**The data**

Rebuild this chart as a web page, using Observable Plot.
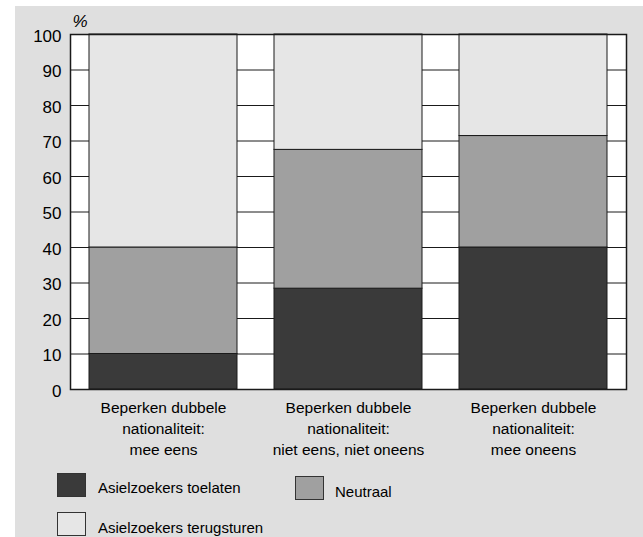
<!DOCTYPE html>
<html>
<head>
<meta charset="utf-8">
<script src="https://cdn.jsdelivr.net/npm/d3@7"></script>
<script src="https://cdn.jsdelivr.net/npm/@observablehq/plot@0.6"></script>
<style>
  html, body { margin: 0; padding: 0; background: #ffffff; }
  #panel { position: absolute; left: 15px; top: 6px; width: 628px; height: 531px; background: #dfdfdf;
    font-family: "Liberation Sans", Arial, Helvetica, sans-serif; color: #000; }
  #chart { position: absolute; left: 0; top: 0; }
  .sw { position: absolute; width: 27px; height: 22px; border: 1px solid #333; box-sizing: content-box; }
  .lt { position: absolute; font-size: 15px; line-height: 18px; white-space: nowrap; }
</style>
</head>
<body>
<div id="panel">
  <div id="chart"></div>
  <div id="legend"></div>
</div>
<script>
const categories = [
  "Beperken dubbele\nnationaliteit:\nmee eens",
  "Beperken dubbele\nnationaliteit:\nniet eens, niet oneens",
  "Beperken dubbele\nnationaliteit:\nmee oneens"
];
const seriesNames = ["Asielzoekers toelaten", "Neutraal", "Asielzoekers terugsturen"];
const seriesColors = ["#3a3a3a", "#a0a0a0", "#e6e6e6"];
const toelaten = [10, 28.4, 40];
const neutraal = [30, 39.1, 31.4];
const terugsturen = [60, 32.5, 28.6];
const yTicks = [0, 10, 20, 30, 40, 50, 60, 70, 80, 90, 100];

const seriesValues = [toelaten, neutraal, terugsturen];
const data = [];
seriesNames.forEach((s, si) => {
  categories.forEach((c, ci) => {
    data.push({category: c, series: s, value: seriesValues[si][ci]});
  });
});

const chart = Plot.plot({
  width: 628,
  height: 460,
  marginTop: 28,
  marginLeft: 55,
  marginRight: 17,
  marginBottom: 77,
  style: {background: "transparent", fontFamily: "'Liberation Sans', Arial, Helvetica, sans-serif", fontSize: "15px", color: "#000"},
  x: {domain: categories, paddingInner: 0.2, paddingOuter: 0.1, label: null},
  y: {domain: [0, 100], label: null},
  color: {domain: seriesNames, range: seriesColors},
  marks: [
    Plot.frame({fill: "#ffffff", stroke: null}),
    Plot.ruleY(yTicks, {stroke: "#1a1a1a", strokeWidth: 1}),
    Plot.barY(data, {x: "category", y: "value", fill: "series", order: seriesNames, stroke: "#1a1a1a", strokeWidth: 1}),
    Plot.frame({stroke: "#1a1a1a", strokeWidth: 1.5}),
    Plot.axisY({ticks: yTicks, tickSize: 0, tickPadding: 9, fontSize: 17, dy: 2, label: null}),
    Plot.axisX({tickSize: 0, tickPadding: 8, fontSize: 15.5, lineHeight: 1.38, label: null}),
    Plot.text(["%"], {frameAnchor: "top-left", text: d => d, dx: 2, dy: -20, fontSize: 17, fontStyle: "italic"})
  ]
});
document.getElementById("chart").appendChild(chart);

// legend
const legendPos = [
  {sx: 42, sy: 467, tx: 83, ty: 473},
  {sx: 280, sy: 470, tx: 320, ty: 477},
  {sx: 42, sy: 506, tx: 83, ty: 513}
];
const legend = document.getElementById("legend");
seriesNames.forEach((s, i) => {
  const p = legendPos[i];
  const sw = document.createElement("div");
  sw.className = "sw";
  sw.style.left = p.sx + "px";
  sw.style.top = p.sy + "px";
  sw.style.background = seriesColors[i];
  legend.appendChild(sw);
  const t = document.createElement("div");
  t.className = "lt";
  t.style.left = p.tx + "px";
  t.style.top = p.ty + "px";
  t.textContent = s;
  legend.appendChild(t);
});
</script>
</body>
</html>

...

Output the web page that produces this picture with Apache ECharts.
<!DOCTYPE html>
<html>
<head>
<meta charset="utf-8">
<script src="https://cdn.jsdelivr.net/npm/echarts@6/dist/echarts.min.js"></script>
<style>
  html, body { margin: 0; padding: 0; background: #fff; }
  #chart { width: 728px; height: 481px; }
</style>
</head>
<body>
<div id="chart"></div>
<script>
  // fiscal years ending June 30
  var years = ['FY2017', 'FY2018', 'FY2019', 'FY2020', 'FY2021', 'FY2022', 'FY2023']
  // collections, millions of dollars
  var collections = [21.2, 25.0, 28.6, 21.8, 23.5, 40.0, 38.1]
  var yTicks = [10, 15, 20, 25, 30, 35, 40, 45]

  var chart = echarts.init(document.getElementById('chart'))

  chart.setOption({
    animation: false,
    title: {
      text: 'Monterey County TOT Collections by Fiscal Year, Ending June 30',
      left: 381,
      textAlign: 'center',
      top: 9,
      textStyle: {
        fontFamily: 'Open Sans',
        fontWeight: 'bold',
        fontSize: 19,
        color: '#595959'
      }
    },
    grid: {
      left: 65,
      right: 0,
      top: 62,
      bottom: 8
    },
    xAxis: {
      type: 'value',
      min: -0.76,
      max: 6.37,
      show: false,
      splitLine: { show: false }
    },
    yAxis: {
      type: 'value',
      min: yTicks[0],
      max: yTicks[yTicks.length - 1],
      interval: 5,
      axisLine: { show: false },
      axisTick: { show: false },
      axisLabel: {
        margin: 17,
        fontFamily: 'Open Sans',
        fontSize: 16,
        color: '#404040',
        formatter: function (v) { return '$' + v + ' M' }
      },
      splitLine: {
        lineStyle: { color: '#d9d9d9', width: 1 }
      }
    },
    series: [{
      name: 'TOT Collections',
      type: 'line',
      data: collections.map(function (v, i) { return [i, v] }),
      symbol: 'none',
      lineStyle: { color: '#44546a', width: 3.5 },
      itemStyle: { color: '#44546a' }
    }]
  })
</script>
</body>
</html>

**Required work**
Pictures should be left out. Retype only the run of lines from the line containing "Rebuild this chart" to the line containing "80, 90, 100];", inclusive.

**Reply**
Rebuild this chart as a web page, using Observable Plot.
<!DOCTYPE html>
<html>
<head>
<meta charset="utf-8">
<script src="https://cdn.jsdelivr.net/npm/d3@7"></script>
<script src="https://cdn.jsdelivr.net/npm/@observablehq/plot@0.6"></script>
<style>
  html, body { margin: 0; padding: 0; background: #ffffff; }
  #panel { position: absolute; left: 15px; top: 6px; width: 628px; height: 531px; background: #dfdfdf;
    font-family: "Liberation Sans", Arial, Helvetica, sans-serif; color: #000; }
  #chart { position: absolute; left: 0; top: 0; }
  .sw { position: absolute; width: 27px; height: 22px; border: 1px solid #333; box-sizing: content-box; }
  .lt { position: absolute; font-size: 15px; line-height: 18px; white-space: nowrap; }
</style>
</head>
<body>
<div id="panel">
  <div id="chart"></div>
  <div id="legend"></div>
</div>
<script>
const categories = [
  "Beperken dubbele\nnationaliteit:\nmee eens",
  "Beperken dubbele\nnationaliteit:\nniet eens, niet oneens",
  "Beperken dubbele\nnationaliteit:\nmee oneens"
];
const seriesNames = ["Asielzoekers toelaten", "Neutraal", "Asielzoekers terugsturen"];
const seriesColors = ["#3a3a3a", "#a0a0a0", "#e6e6e6"];
const toelaten = [10, 28.4, 40];
const neutraal = [30, 39.1, 31.4];
const terugsturen = [60, 32.5, 28.6];
const yTicks = [0, 10, 20, 30, 40, 50, 60, 70, 80, 90, 100];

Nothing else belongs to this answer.